Working data:
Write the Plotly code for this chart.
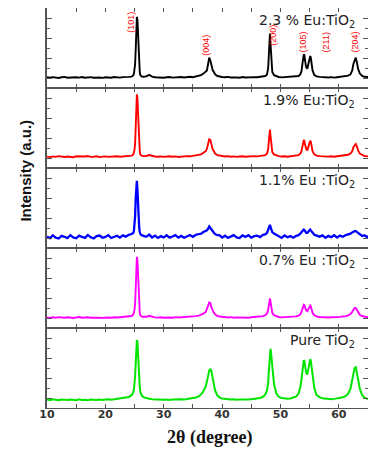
import plotly.graph_objects as go
from plotly.subplots import make_subplots

# 2-theta grid (degrees)
two_theta = [
    10.0, 10.5, 11.0, 11.5, 12.0, 12.5, 13.0, 13.5, 14.0, 14.5, 15.0, 15.5, 16.0, 16.5, 17.0,
    17.5, 18.0, 18.5, 19.0, 19.5, 20.0, 20.5, 21.0, 21.5, 22.0, 22.5, 23.0, 23.5, 24.0, 24.5,
    24.8, 24.9, 25.0, 25.1, 25.2, 25.3, 25.4, 25.5, 25.6, 25.7, 25.8, 25.9, 26.0, 26.2, 26.5,
    27.0, 27.5, 28.0, 28.5, 29.0, 29.5, 30.0, 30.5, 31.0, 31.5, 32.0, 32.5, 33.0, 33.5, 34.0,
    34.5, 35.0, 35.5, 36.0,
    36.4, 36.8, 37.2, 37.4, 37.6, 37.8, 38.0, 38.2, 38.4, 38.6, 38.8, 39.2,
    39.6, 40.0, 40.5, 41.0, 41.5, 42.0, 42.5, 43.0, 43.5, 44.0, 44.5, 45.0, 45.5, 46.0, 46.5, 47.0,
    47.4, 47.7, 47.9, 48.0, 48.1, 48.2, 48.3, 48.4, 48.6, 48.9, 49.3,
    49.7, 50.2, 50.7, 51.2, 51.7, 52.2, 52.7,
    53.1, 53.4, 53.6, 53.8, 54.0, 54.1, 54.2, 54.4, 54.6, 54.8, 55.0, 55.1, 55.2, 55.3, 55.5, 55.8, 56.2,
    56.7, 57.2, 57.7, 58.2, 58.7, 59.2, 59.7, 60.2, 60.7, 61.2, 61.6,
    62.0, 62.3, 62.5, 62.7, 62.9, 63.1, 63.3, 63.6, 64.0, 64.4, 64.8, 65.0,
]

# Intensities (a.u., as % of each panel height)
eu_2_3 = [
    13.5, 12.8, 13.6, 13.1, 12.6, 13.4, 13.9, 12.9, 13.2, 12.7, 13.5, 13.0, 13.8, 12.9, 13.3,
    13.6, 12.8, 13.4, 13.1, 12.7, 13.5, 13.2, 12.9, 13.7, 13.3, 13.0, 13.6, 13.4, 13.9, 14.2,
    16, 18, 22, 30, 48, 75, 89, 85, 62, 38, 25, 19, 16, 14.5, 14,
    14.5, 16.5, 14.2, 13.5, 13.1, 13.6, 12.9, 13.4, 13.8, 13.0, 13.5, 13.2, 13.7, 13.1, 13.6,
    14.0, 13.5, 14.2, 14.8,
    16, 18, 20, 22, 30, 38, 34, 26, 22, 20, 17, 15,
    14.2, 13.8, 13.4, 13.9, 13.1, 13.6, 13.3, 12.9, 13.7, 13.2, 13.5, 13.0, 13.6, 13.4, 13.9, 14.3,
    15, 17, 25, 40, 60, 68, 55, 35, 20, 16, 14.5,
    13.8, 13.3, 13.6, 13.1, 13.5, 13.9, 14.4,
    15, 17, 21, 32, 42, 41, 35, 26, 24, 30, 38, 40, 38, 32, 22, 16, 14.5,
    13.9, 13.4, 13.7, 13.2, 13.6, 13.0, 13.5, 13.8, 14.1, 14.6, 15.5,
    17, 22, 30, 36, 38, 32, 24, 18, 15, 14, 13.5, 13.8,
]
eu_1_9 = [
    14.2, 13.6, 14.5, 13.9, 14.8, 14.1, 13.7, 14.4, 14.0, 13.5, 14.6, 14.2, 13.8, 14.3, 14.9,
    13.9, 14.1, 14.7, 13.6, 14.2, 14.5, 13.9, 14.3, 14.0, 14.6, 14.1, 14.4, 14.8, 15.0, 15.4,
    17, 19, 23, 31, 50, 77, 92, 86, 62, 38, 26, 20, 17, 15.5, 14.8,
    15.0, 16.2, 14.9, 14.4, 14.0, 14.5, 13.9, 14.3, 14.7, 14.1, 14.5, 13.8, 14.4, 14.2, 14.8,
    14.6, 15.1, 15.4, 16.0,
    17, 19, 21, 24, 29, 36, 35, 27, 23, 21, 18, 16,
    15.2, 14.6, 14.3, 14.8, 14.1, 14.5, 13.9, 14.4, 14.7, 14.0, 14.6, 14.3, 14.9, 14.5, 15.0, 15.5,
    16, 18, 24, 33, 43, 48, 40, 30, 20, 17, 15.5,
    14.8, 14.3, 14.7, 14.1, 14.6, 15.0, 15.4,
    16, 18, 21, 28, 35, 34, 30, 24, 22, 26, 31, 34, 33, 28, 21, 17, 15.4,
    14.9, 14.4, 14.8, 14.2, 14.6, 14.1, 14.7, 15.0, 15.3, 15.8, 16.6,
    18, 21, 26, 29, 30, 27, 22, 18, 16, 15, 14.6, 14.8,
]
eu_1_1 = [
    14.5, 12.1, 15.8, 13.0, 11.8, 15.2, 14.0, 12.4, 16.0, 13.3, 12.2, 15.5, 13.8, 12.6, 16.3,
    13.4, 11.9, 14.9, 15.6, 12.8, 13.9, 16.1, 12.5, 14.4, 15.3, 12.9, 15.8, 14.2, 16.4, 17.5,
    19, 22, 28, 40, 62, 82, 84, 72, 50, 34, 25, 20, 17.5, 16, 15,
    14.0, 16.8, 13.2, 15.5, 12.6, 14.8, 13.1, 15.9, 12.9, 14.3, 16.0, 13.0, 15.1, 12.8, 14.9,
    16.2, 14.0, 16.6, 17.2,
    18, 20, 21, 22, 24, 27, 25, 22, 21, 19, 17.5, 16,
    15.8, 13.0, 15.4, 12.7, 14.6, 16.1, 13.3, 12.5, 15.7, 13.9, 16.0, 12.9, 14.8, 15.5, 13.6, 16.5,
    17, 19, 23, 26, 28, 29, 26, 23, 20, 18, 16,
    15.0, 12.6, 15.8, 13.4, 14.9, 12.8, 15.3,
    16, 18, 20, 22, 23, 22.5, 21, 19, 19, 20.5, 22, 23, 22, 21, 19, 16.5, 15.5,
    14.2, 15.8, 12.7, 15.1, 13.4, 16.0, 13.1, 15.5, 14.0, 16.2, 17.0,
    18, 19.5, 20.5, 21, 21, 20, 18.5, 16.5, 15, 15.8, 13.8, 15.0,
]
eu_0_7 = [
    13.2, 12.7, 13.5, 12.9, 13.6, 13.1, 12.8, 13.4, 13.0, 12.6, 13.3, 13.7, 12.9, 13.2, 13.5,
    12.8, 13.1, 13.6, 13.0, 12.7, 13.4, 13.2, 12.9, 13.5, 13.1, 13.6, 13.3, 13.8, 14.3, 15.0,
    17, 19, 23, 31, 50, 76, 89, 84, 60, 36, 24, 18.5, 16, 14.5, 14,
    14.0, 15.2, 13.9, 13.3, 13.0, 13.5, 12.9, 13.4, 13.1, 12.8, 13.6, 13.2, 13.5, 13.0, 13.7,
    13.9, 14.4, 14.8, 15.5,
    16.5, 18, 20, 23, 28, 32, 31, 25, 21, 19, 17, 15,
    14.3, 13.8, 13.4, 13.1, 13.6, 12.9, 13.3, 13.0, 13.5, 13.2, 12.8, 13.4, 13.7, 13.9, 14.3, 14.9,
    16, 18, 23, 30, 35, 37, 33, 26, 19, 16, 14.5,
    13.8, 13.3, 13.6, 13.1, 13.5, 13.9, 14.5,
    15.5, 17, 20, 25, 29, 28.5, 26, 22, 21, 24, 27, 28, 27, 24, 19, 16, 14.5,
    13.8, 13.4, 13.7, 13.2, 13.5, 13.1, 13.6, 13.9, 14.2, 14.8, 15.8,
    17.5, 20, 23, 25, 25, 23, 19.5, 16.5, 15, 14, 13.5, 13.7,
]
pure = [
    10.5, 9.8, 10.9, 10.2, 9.6, 10.7, 10.1, 9.9, 10.6, 10.3, 9.7, 10.8, 10.0, 10.4, 9.8,
    10.6, 10.2, 9.9, 10.7, 10.1, 10.5, 10.9, 10.3, 10.8, 11.2, 11.5, 12.0, 12.8, 13.8, 16.0,
    20, 24, 30, 40, 56, 74, 85, 82, 66, 47, 33, 25, 20, 16, 13.5,
    12.2, 11.6, 11.0, 10.7, 10.4, 10.9, 10.2, 10.6, 10.0, 10.5, 10.8, 10.3, 11.0, 10.7, 11.2,
    11.6, 12.3, 13.2, 14.6,
    17, 21, 27, 33, 40, 47, 49, 45, 37, 29, 22, 15.5,
    13.0, 12.0, 11.4, 11.0, 10.6, 10.9, 10.3, 10.7, 10.4, 10.8, 10.5, 11.0, 11.3, 11.8, 12.6, 14.0,
    17, 22, 32, 45, 58, 70, 74, 68, 50, 30, 18,
    14.0, 12.5, 11.8, 11.5, 12.0, 12.8, 14.5,
    18, 26, 36, 50, 60, 59, 54, 44, 42, 50, 58, 61, 59, 53, 40, 25, 16,
    13.5, 12.3, 11.6, 11.2, 11.0, 11.4, 11.8, 12.4, 13.5, 15.0, 18.0,
    24, 34, 44, 50, 51, 45, 36, 24, 16, 13, 11.5, 11.0,
]

series = [eu_2_3, eu_1_9, eu_1_1, eu_0_7, pure]
labels = ["2.3 % Eu:TiO<sub>2</sub>", "1.9% Eu:TiO<sub>2</sub>", "1.1% Eu :TiO<sub>2</sub>",
          "0.7% Eu :TiO<sub>2</sub>", "Pure TiO<sub>2</sub>"]
colors = ["#000000", "#ff0000", "#0000ff", "#ff00ff", "#00e400"]
widths = [1.9, 1.9, 2.3, 1.9, 2.0]

hkl_labels = ["(101)", "(004)", "(200)", "(105)", "(211)", "(204)"]
hkl_x = [24.45, 37.25, 48.8, 53.9, 57.8, 62.8]
hkl_y = [82, 53, 66, 57, 57, 57]

for s in series:
    assert len(s) == len(two_theta), (len(s), len(two_theta))

fig = make_subplots(rows=5, cols=1, shared_xaxes=True, vertical_spacing=0)

for i, (s, c, w) in enumerate(zip(series, colors, widths)):
    fig.add_trace(go.Scatter(x=two_theta, y=s, mode="lines",
                             line=dict(color=c, width=w), showlegend=False),
                  row=i + 1, col=1)

axis_col = "#555555"
for i in range(5):
    fig.update_xaxes(range=[10, 65], showline=True, linecolor=axis_col, linewidth=1,
                     mirror="ticks", ticks="inside", ticklen=4, tickwidth=1.2,
                     tickcolor=axis_col, tick0=10, dtick=10,
                     minor=dict(dtick=5, ticks="inside", ticklen=4, tickcolor=axis_col, tickwidth=1.2),
                     showgrid=False, zeroline=False, ticklabelstandoff=-4,
                     tickfont=dict(family="DejaVu Sans", size=11, color="#333333", weight="bold"),
                     row=i + 1, col=1)
    fig.update_yaxes(range=[0, 100], showline=True, linecolor=axis_col, linewidth=1.5,
                     mirror="ticks", ticks="inside", ticklen=5, tickwidth=1.2, tickcolor=axis_col,
                     tick0=12, dtick=25,
                     minor=dict(dtick=12.5, ticks="inside", ticklen=3, tickcolor=axis_col, tickwidth=1.2),
                     showgrid=False, zeroline=False, showticklabels=False,
                     row=i + 1, col=1)

annotations = []
for i, lab in enumerate(labels):
    sfx = "" if i == 0 else str(i + 1)
    annotations.append(dict(text=lab, xref="x%s domain" % sfx, yref="y%s domain" % sfx,
                            x=0.965, y=0.84, xanchor="right", yanchor="middle", showarrow=False,
                            font=dict(family="DejaVu Sans", size=14, color="#222222")))

for t, xv, yv in zip(hkl_labels, hkl_x, hkl_y):
    annotations.append(dict(text=t, xref="x", yref="y", x=xv, y=yv, textangle=-90,
                            showarrow=False, xanchor="center", yanchor="middle",
                            font=dict(family="Liberation Sans, Arial", size=9, color="#ff0000")))

annotations.append(dict(text="Intensity (a.u.)", xref="paper", yref="paper", x=-0.068, y=0.594,
                        textangle=-90, showarrow=False, xanchor="center", yanchor="middle",
                        font=dict(family="Liberation Sans, Arial", size=15, color="#111111", weight="bold")))
annotations.append(dict(text="2θ (degree)", xref="paper", yref="paper", x=0.508, y=-0.074,
                        showarrow=False, xanchor="center", yanchor="middle",
                        font=dict(family="Liberation Serif, Times New Roman", size=18, color="#111111", weight="bold")))

# page body has an 8px margin: figure is sized/offset so the plot area sits at x 47-368, y 8-400
fig.update_layout(width=368, height=446, margin=dict(l=39, r=8, t=0, b=46),
                  paper_bgcolor="white", plot_bgcolor="white", annotations=annotations)

fig.write_html("out.html")
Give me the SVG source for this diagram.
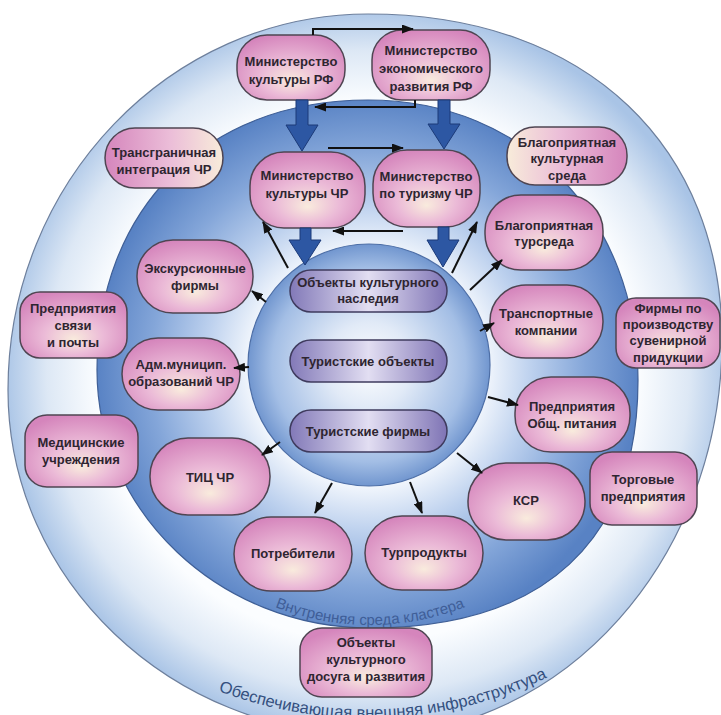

Task details: Repeat the listing above up to and including the line with "from plotly.subplots import make_subplots", starting from its first line. Drop any pictures.

Exercise answer:
Write the Plotly code for this chart.
import plotly.graph_objects as go
from plotly.subplots import make_subplots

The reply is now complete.